Children in noisy classroom

From the day they enter Kindergarden, children spend long stretches of time learning. Children develop their intellectual, social, and communication skills through their exposure to a variety of situations and experiences, and the classroom is central to the learning process for at least 12 years. The classroom experience is supposed to offer kids the stimuli and tools necessary to focus within a controlled environment, and eventually send them out into the world prepared to work, perhaps raise families, travel - whatever they choose to do with their proverbial oyster.

Now, consider the importance of the classroom environment to a child’s learning process. Researchers are finding that background noise and reverberation – much of which may not even be noticed by adults – adversely affects the learning environment of the classroom, particularly for younger children. Poor classroom acoustics add an extra burden to children with learning disabilities, speech impediments, and impaired hearing, even if the hearing impairment is temporary.

The harmful effect of noise on young children has been well documented. Apart from physiological hearing damage from prolonged exposure, a noisy environment can dull a child's listening skills. Just as frightening, children exposed to noisy surroundings routinely can lose the ability to distinguish some of the subtle speech components essential to the mastery of language. In today’s noisy world, many children have come to accept noise as a natural element in their everyday activities at home, in school or daycare, and in public places. The classroom should provide an environmental model that facilitates communication for all children regardless of their backgrounds or handicaps, and that requires acoustically optimized sourroundings.

Two important characteristics of an acoustically optimized classroom are a low background noise level and a low reverberation time. Classroom background noise may be caused by a heating/cooling ventilation (HVAC) unit, activity in an adjacent classroom or hallway, highway traffic or aircraft noise bleeding in from outside, student activity within the classroom, or any combination of these. Reverberation is the multiple reflections of sounds ricocheting off of hard surfaces within a room that can prolong and distort the original sound and interfere with speech intelligibility. It has the added effect of amplifying background noises, which compounds the problem.

A classroom with reverberant noise issues must be treated with sound absorbing material placed on top of the reflecting surfaces. Sound absorption also helps to reduce background noise levels and, by improving speech intelligibility, reduces the need for teachers to speak in raised voices in order to be heard by all pupils.

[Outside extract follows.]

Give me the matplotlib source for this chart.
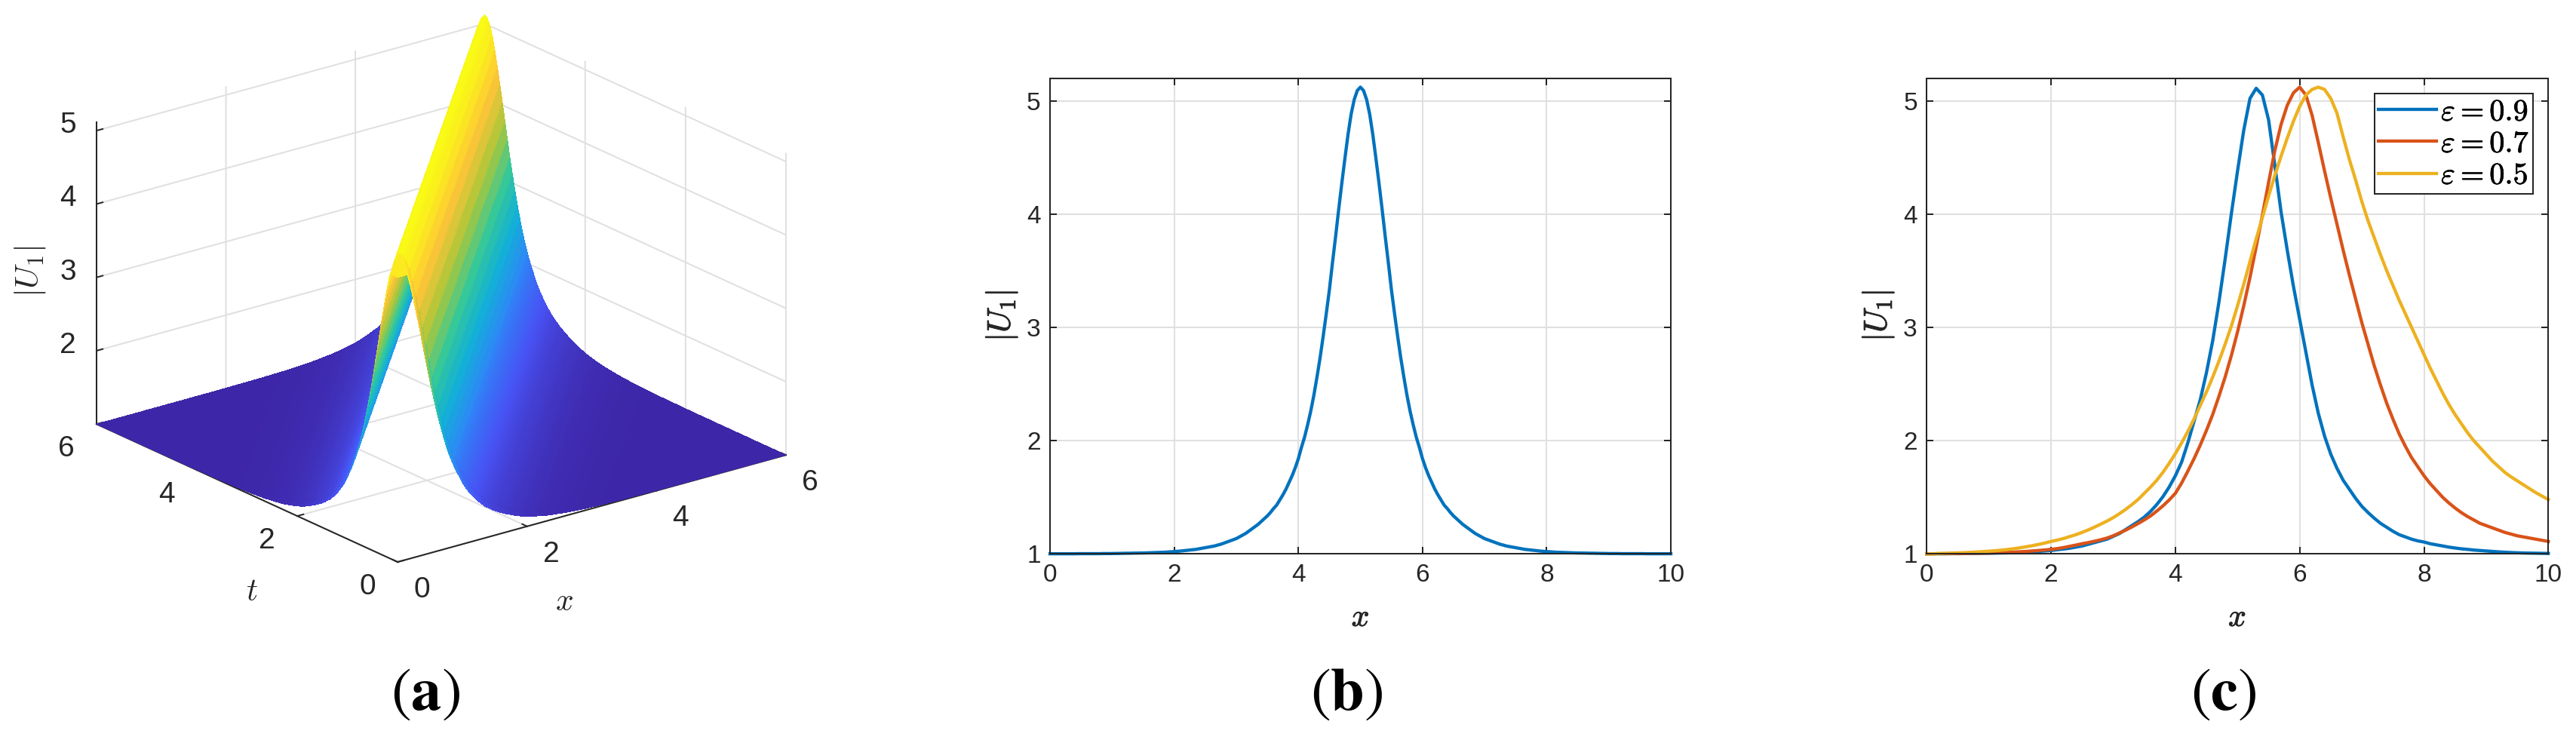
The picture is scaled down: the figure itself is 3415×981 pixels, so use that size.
import numpy as np
import matplotlib
matplotlib.use("Agg")
import matplotlib.pyplot as plt
import matplotlib.patheffects as pe
from matplotlib.colors import LinearSegmentedColormap
from mpl_toolkits.mplot3d import proj3d

# ---------- data ----------
x_ticks_3d = [0, 2, 4, 6]
t_ticks_3d = [0, 2, 4, 6]
z_ticks_3d = [2, 3, 4, 5]

# |U1| against the distance from the crest, 0.05 per entry (panels a and b)
crest_profile = [
 5.12,5.09,5.01,4.88,4.70,4.49,4.27,4.04,3.80,3.57,3.33,3.12,2.92,2.73,2.56,2.40,2.26,2.14,2.03,1.94,
 1.84,1.76,1.69,1.63,1.57,1.52,1.475,1.43,1.40,1.365,1.335,1.31,1.285,1.26,1.24,1.22,1.20,1.18,1.165,1.15,
 1.135,1.125,1.115,1.105,1.095,1.085,1.078,1.07,1.065,1.06,1.055,1.05,1.045,1.04,1.037,1.034,1.031,1.028,1.025,1.023,
 1.021,1.019,1.017,1.015,1.014,1.013,1.012,1.011,1.010,1.009,1.008,1.008,1.007,1.007,1.006,1.006,1.005,1.005,1.004,1.004,
 1.003,1.003,1.003,1.003,1.002,1.002,1.002,1.002,1.002,1.002,1.002,1.002,1.001,1.001,1.001,1.001,1.001,1.001,1.001,1.001,
 1.001,1.001,1.001,1.001,1.001,1.001,1.0,1.0,1.0,1.0,1.0,1.0,1.0,1.0,1.0,1.0,1.0,1.0,1.0,1.0,1.0]
grid_steps = [0] + list(range(3, 121))      # grid nodes, in units of 0.05

x_line = np.arange(101) / 10
u_09 = [
 1.0,1.001,1.001,1.001,1.002,1.002,1.003,1.003,1.004,1.005,1.006,1.007,1.008,1.009,1.011,1.013,1.016,1.019,1.022,1.026,
 1.03,1.037,1.043,1.05,1.06,1.07,1.085,1.10,1.115,1.13,1.155,1.18,1.215,1.25,1.285,1.325,1.375,1.435,1.505,1.59,
 1.69,1.81,1.98,2.17,2.36,2.60,2.88,3.22,3.60,4.00,4.38,4.74,5.02,5.11,5.05,4.83,4.43,4.02,3.68,3.36,
 3.07,2.78,2.49,2.24,2.04,1.88,1.755,1.65,1.57,1.49,1.42,1.365,1.315,1.27,1.235,1.20,1.17,1.15,1.13,1.115,
 1.105,1.09,1.08,1.07,1.06,1.052,1.045,1.04,1.034,1.03,1.026,1.022,1.018,1.015,1.012,1.01,1.008,1.007,1.006,1.005,1.004]
u_07 = [
 1.0,1.001,1.002,1.002,1.003,1.003,1.004,1.005,1.006,1.006,1.007,1.009,1.011,1.013,1.016,1.019,1.022,1.026,1.03,1.035,
 1.04,1.047,1.056,1.067,1.078,1.09,1.10,1.112,1.125,1.14,1.16,1.185,1.21,1.238,1.268,1.30,1.335,1.378,1.424,1.476,
 1.535,1.625,1.73,1.84,1.96,2.09,2.23,2.39,2.56,2.75,2.96,3.19,3.44,3.71,3.99,4.28,4.56,4.79,4.96,5.07,
 5.12,5.05,4.87,4.63,4.38,4.14,3.91,3.68,3.46,3.25,3.04,2.85,2.66,2.49,2.33,2.19,2.06,1.95,1.85,1.77,
 1.69,1.62,1.56,1.50,1.45,1.405,1.365,1.33,1.30,1.27,1.25,1.23,1.21,1.19,1.175,1.16,1.15,1.14,1.13,1.12,1.11]
u_05 = [
 1.0,1.001,1.003,1.005,1.007,1.009,1.011,1.014,1.017,1.02,1.024,1.028,1.033,1.039,1.046,1.054,1.063,1.073,1.084,1.096,
 1.11,1.122,1.136,1.153,1.17,1.19,1.212,1.237,1.263,1.29,1.32,1.355,1.393,1.435,1.48,1.535,1.59,1.65,1.72,1.80,
 1.885,1.98,2.08,2.19,2.31,2.43,2.56,2.70,2.85,3.01,3.19,3.38,3.58,3.78,3.97,4.16,4.34,4.51,4.67,4.82,
 4.95,5.05,5.10,5.12,5.10,5.02,4.89,4.68,4.48,4.30,4.11,3.94,3.79,3.64,3.50,3.37,3.24,3.12,3.00,2.88,
 2.76,2.64,2.53,2.42,2.32,2.23,2.15,2.07,2.00,1.94,1.88,1.82,1.77,1.72,1.68,1.645,1.61,1.575,1.54,1.51,1.48]
legend_labels = [r"$\varepsilon=0.9$", r"$\varepsilon=0.7$", r"$\varepsilon=0.5$"]
line_ticks_x = [0, 2, 4, 6, 8, 10]
line_ticks_y = [1, 2, 3, 4, 5]

# ---------- style ----------
W, H = 3415, 981
DARK = "#262626"
plt.rcParams.update({
    "font.family": ["Liberation Sans", "DejaVu Sans"],
    "mathtext.fontset": "cm",
    "axes.edgecolor": DARK,
    "axes.linewidth": 1.45,
    "grid.color": "#e0e0e0",
    "grid.linewidth": 1.45,
    "xtick.color": DARK, "ytick.color": DARK,
    "axes3d.xaxis.panecolor": (1, 1, 1, 0),
    "axes3d.yaxis.panecolor": (1, 1, 1, 0),
    "axes3d.zaxis.panecolor": (1, 1, 1, 0),
})
parula = LinearSegmentedColormap.from_list("parula", [
    (0.2422, 0.1504, 0.6603), (0.2810, 0.3228, 0.9579), (0.1786, 0.5289, 0.9682),
    (0.0689, 0.6948, 0.8394), (0.2161, 0.7843, 0.5923), (0.6720, 0.7793, 0.2227),
    (0.9970, 0.7659, 0.2199), (0.9769, 0.9839, 0.0805)])
BOLDER = [pe.withStroke(linewidth=0.7, foreground=DARK)]

fig = plt.figure(figsize=(W / 100, H / 100), dpi=100)
def fx(p): return p / W
def fy(p): return 1 - p / H

# ---------- panel a ----------
S0 = 1000.0
ax3 = fig.add_axes([0, 0, S0 / W, S0 / H], projection="3d")
ax3.set_proj_type("ortho")
ax3.view_init(elev=20.8, azim=-127.8)
ax3.set_box_aspect((652, 652, 429))
ax3.patch.set_alpha(0)
steps = np.array(grid_steps)
X, T = np.meshgrid(steps * 0.05, steps * 0.05)
profile = np.array(crest_profile)
Z = profile[np.abs(steps[None, :] - steps[:, None])]
Z[0, 0] = crest_profile[3]      # the front corner sits level with its two neighbours
ax3.plot_surface(X, T, Z, rstride=1, cstride=1, cmap=parula, vmin=1, vmax=5.12,
                 shade=False, linewidth=0, antialiased=False)
ax3.set_xlim(0, 6, view_margin=0)
ax3.set_ylim(0, 6, view_margin=0)
ax3.set_zlim(1, 5.12, view_margin=0)
ax3.set_xticks(x_ticks_3d); ax3.set_yticks(t_ticks_3d); ax3.set_zticks(z_ticks_3d)
ax3.set_xticklabels([""] * 4); ax3.set_yticklabels([""] * 4); ax3.set_zticklabels([""] * 4)
for a in (ax3.xaxis, ax3.yaxis, ax3.zaxis):
    a.pane.set_edgecolor("none")
    a._axinfo["tick"].update(inward_factor=0.0, outward_factor=0.2,
                             linewidth={True: 1.4, False: 0.5})

# place the box on the reference's pixels
targets = [((0, 6, 1), (128, 562)), ((6, 0, 1), (1042, 604)),
           ((0, 0, 1), (527, 745)), ((0, 6, 5.12), (128, 161))]
S, L, B = S0, 0.0, 0.0
tar = np.array([(a, H - b) for _p, (a, b) in targets], float)
def to_display(p):
    px, py, _z = proj3d.proj_transform(*p, ax3.get_proj())
    return ax3.transData.transform((px, py))
def project():
    ax3.set_position([L / W, B / H, S / W, S / H])
    ax3.apply_aspect()
    return np.array([to_display(p) for p, _t in targets])
for _ in range(4):
    cur = project()
    S *= (tar[1, 0] - tar[0, 0]) / (cur[1, 0] - cur[0, 0])
    cur = project()
    d = (tar - cur).mean(axis=0)
    L += d[0]; B += d[1]
project()

# 3D tick labels: a fixed pixel offset from each tick
def tick_label(point, text, dx, dy):
    px_, py_ = to_display(point)
    fig.text((px_ + dx) / W, (py_ - dy) / H, text, fontsize=28, color=DARK,
             ha="center", va="center")
for v in x_ticks_3d:
    tick_label((v, 0, 1), str(v), 32, 37)
for v in t_ticks_3d:
    tick_label((0, v, 1), str(v), -40, 33)
for v in z_ticks_3d:
    tick_label((0, 6, v), str(v), -38, -7)

fig.text(fx(40), fy(360), r"$|U_1|$", fontsize=31, rotation=90, ha="center", va="center", color=DARK)
fig.text(fx(334), fy(785), r"$t$", fontsize=30, ha="center", va="center", color=DARK)
fig.text(fx(748), fy(798), r"$x$", fontsize=30, ha="center", va="center", color=DARK)

# ---------- panels b, c ----------
def line_axes(left, right, xl_c, yl_x):
    ax = fig.add_axes([fx(left), fy(734.3), (right - left) / W, (734.3 - 103.5) / H])
    ax.set_xlim(0, 10); ax.set_ylim(1, 5.2)
    ax.set_xticks(line_ticks_x); ax.set_yticks(line_ticks_y)
    ax.grid(True); ax.set_axisbelow(True)
    ax.tick_params(direction="in", top=True, right=True, length=6.5, width=1.45,
                   labelsize=24, pad=9)
    ax.set_xlabel(r"$x$", fontsize=30, color=DARK, path_effects=BOLDER)
    ax.set_ylabel(r"$|U_1|$", fontsize=31, color=DARK, path_effects=BOLDER)
    ax.xaxis.set_label_coords((xl_c - left) / (right - left), -(819 - 734.3) / (734.3 - 103.5))
    ax.xaxis.label.set_va("center")
    ax.yaxis.set_label_coords((yl_x - left) / (right - left), 0.5)
    ax.yaxis.label.set_va("center")
    return ax

axb = line_axes(1392, 2215, 1803.6, 1328)
half = np.arange(101) * 0.05
axb.plot(np.r_[5 - half[::-1], 5 + half[1:]],
         np.r_[crest_profile[:101][::-1], crest_profile[1:101]],
         color="#0072BD", lw=3.1, clip_on=False)

axc = line_axes(2554.3, 3378.3, 2966, 2490)
for vals, col, lab in zip((u_09, u_07, u_05), ("#0072BD", "#D95319", "#EDB120"), legend_labels):
    axc.plot(x_line, vals, color=col, lw=3.1, label=lab, clip_on=False)
leg = axc.legend(loc="upper right", bbox_to_anchor=(0.9757, 0.967), borderaxespad=0,
                 fontsize=29, fancybox=False, framealpha=1, edgecolor=DARK,
                 handlelength=1.91, handletextpad=0.15, borderpad=0.13, labelspacing=0.1)
leg.get_frame().set_linewidth(1.45)
for t in leg.get_texts():
    t.set_color("black")
    t.set_path_effects([pe.withStroke(linewidth=0.5, foreground="black")])

# ---------- captions ----------
for cx, s in ((564, r"$(\mathbf{a})$"), (1785, r"$(\mathbf{b})$"), (2948, r"$(\mathbf{c})$")):
    fig.text(fx(cx), fy(920), s, fontsize=58, ha="center", va="center",
             color="black", math_fontfamily="stix")

fig.savefig("out.png", dpi=100)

In Canada and Europe, workable classroom noise abatement policies have been in place for years, and the use of noise abatement materials is being implemented indoors, in addition to outdoor noise barrier fencing and structures to protect the  hearing of both children and teachers.  

Many older concrete structured schools are the worst classroom noise offenders, and a variety of corrective noise absorbing and noise barrier solutions are available that work easily with many of these old structures. Corrective action may also require the installation of reverberant noise absorping materials to the walls and ceilings too.

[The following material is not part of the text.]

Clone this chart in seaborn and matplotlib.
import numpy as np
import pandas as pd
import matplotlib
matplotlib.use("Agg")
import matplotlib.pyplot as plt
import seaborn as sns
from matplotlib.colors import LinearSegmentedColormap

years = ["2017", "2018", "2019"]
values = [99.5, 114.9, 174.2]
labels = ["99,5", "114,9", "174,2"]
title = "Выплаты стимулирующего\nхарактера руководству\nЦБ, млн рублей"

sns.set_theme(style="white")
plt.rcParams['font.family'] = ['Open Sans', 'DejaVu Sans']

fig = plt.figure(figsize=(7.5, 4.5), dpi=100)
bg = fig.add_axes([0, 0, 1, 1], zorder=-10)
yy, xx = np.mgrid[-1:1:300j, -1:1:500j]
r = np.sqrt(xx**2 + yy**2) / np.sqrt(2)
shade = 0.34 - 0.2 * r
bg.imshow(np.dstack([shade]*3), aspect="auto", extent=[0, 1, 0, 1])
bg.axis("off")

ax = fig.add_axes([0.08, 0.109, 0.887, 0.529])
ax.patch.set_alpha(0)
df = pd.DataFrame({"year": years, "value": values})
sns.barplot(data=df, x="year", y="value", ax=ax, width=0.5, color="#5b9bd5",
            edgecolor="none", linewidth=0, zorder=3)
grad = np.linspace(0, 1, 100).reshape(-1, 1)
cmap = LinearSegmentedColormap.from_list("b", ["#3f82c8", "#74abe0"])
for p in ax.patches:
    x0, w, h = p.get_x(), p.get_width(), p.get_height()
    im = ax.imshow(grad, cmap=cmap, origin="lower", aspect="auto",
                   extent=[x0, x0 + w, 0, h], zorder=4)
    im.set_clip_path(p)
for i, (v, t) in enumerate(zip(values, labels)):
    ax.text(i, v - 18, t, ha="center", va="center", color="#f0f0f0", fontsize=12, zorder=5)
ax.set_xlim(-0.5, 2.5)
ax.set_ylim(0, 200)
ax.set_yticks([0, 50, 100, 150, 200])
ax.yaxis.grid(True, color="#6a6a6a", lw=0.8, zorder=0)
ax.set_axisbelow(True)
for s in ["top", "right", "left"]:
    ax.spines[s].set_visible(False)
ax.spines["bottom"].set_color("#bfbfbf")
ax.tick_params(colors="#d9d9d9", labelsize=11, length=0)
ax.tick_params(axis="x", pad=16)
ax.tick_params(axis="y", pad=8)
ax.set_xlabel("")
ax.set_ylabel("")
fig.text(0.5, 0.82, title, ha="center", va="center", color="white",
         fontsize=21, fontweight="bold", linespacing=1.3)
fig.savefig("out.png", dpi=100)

Obviously, a supportive acoustic environment is critical in any listening space, particularly the classroom where so much is at stake. Ideally, the acoustic quality of a classroom will enhance and project the teacher's voice, have a subdued level of reverberation or echo, and prevent the intrusion of unwanted sound, whether from the traffic outdoors, trains, airplanes, the building’s mechanical and HVAC systems and noise in adjacent spaces.

When you consider that approximately 60 percent of all classroom learning activities involve students listening to and participating in spoken communications with the teacher and other students, the presence of any serious, continuous noise should be a priority for corrective measures to be taken. Yet noise remains far too prevalent in American schools.

According to the United States General Accounting Office, millions of students attend schools with unsatisfactory acoustical conditions. 21,900 schools exhibit poor acoustics or noise control, affecting more than 11 million students. Twenty-eight percent of all U.S. schools report unsatisfactory or very unsatisfactory environmental noise conditions -- higher than ventilation (27 percent), physical security (24 percent), indoor air quality (19 percent), heating (18 percent), or lighting (16 percent).

The excessive noise levels and lack of support for speech in these classrooms have failed countless students and led to difficulties in learning and instruction. The impediment these classrooms pose to learning is often under-appreciated by students, teachers, and administrators. In some cases, problems caused by poor acoustic conditions may have been falsely attributed to other factors (teacher performance, socio-economic factors, etc). The poor listening conditions in American classrooms results from a lack of understanding and awareness of the detrimental impact that noise and reverberation have on student learning.